There are numerous steps that go into converting greenhouse gases absorbed by plants into polylactic acid (PLA) that makes up the clear BioCup. Considering IngeoTM is produced by Natureworks, the process is outlined to involve the use of plants like corn, sugar cane, beets etc. as the source of plant sugars. Through a series of steps, the starch found in plants undergoes hydrolysis which is then fermented using microorganisms. A polymerization reaction is then used to form a long chain of PLA that is known as ingeo. According to BioPak, the materials used for bioplastics are processed in Taiwan, requiring the shipment of materials across transnational borders. The actual location of plantations isn’t specified for clear biocups, but other cups have been mentioned to rely on plantations in South America and the US. In an annual supplier report produced by Natureworks, they mention that their partnership with the Carbon Reduction Institute monitors and offsets CO2 emissions involved in the ‘production, distribution and disposal’ of products. Through this, it is evident that BioPak takes accountability and ensures an alliance between their values and those even in periphery organisations.

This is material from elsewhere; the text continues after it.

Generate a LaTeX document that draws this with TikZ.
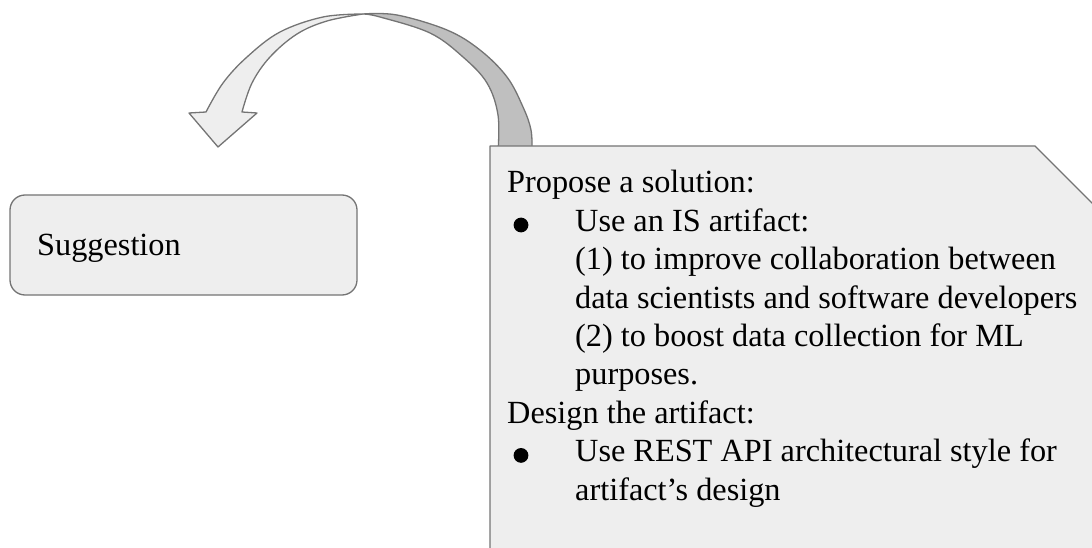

BioPak is also certified by the Forest Stewardship Council, a reputable and acknowledged standard that verify the responsible use and management of the resources that go into the product. This gives the company a sense of credibility in their statements. Although, certain questions surrounding the workers conditions, particularly those on plantations and in overseas facilities make the overall sustainability analysis lack more depth.
Founded in 2006 and headquartered in Worcestershire, England, BioPak’s production aims to adopt a model of ‘profit for purpose’, in which the dualistic benefit of financial gain and environmental stewardship is achieved. Certified as a B-corporation, credibility in their actions and statements concerning environmental impact, community and worker environments are further supported. In addition to this, the company has pledged to donate 7.5% of profits towards conservation organisations based in New Zealand and Australia that protect national forests. In their annual sustainability report, mentions on how ‘transparency is the new black’ have incentivised the company to be open about their production chain, also mentioning shortcomings and future goals of the company.
Natureworks has published statements regarding BioPak’s carbon offsetting, however the entirety of the company doesn’t seem to adopt the same practices. Associated brands indicate some level of carbon offsetting, though it is hard to estimate and find information if the entire company operates on net carbon emissions.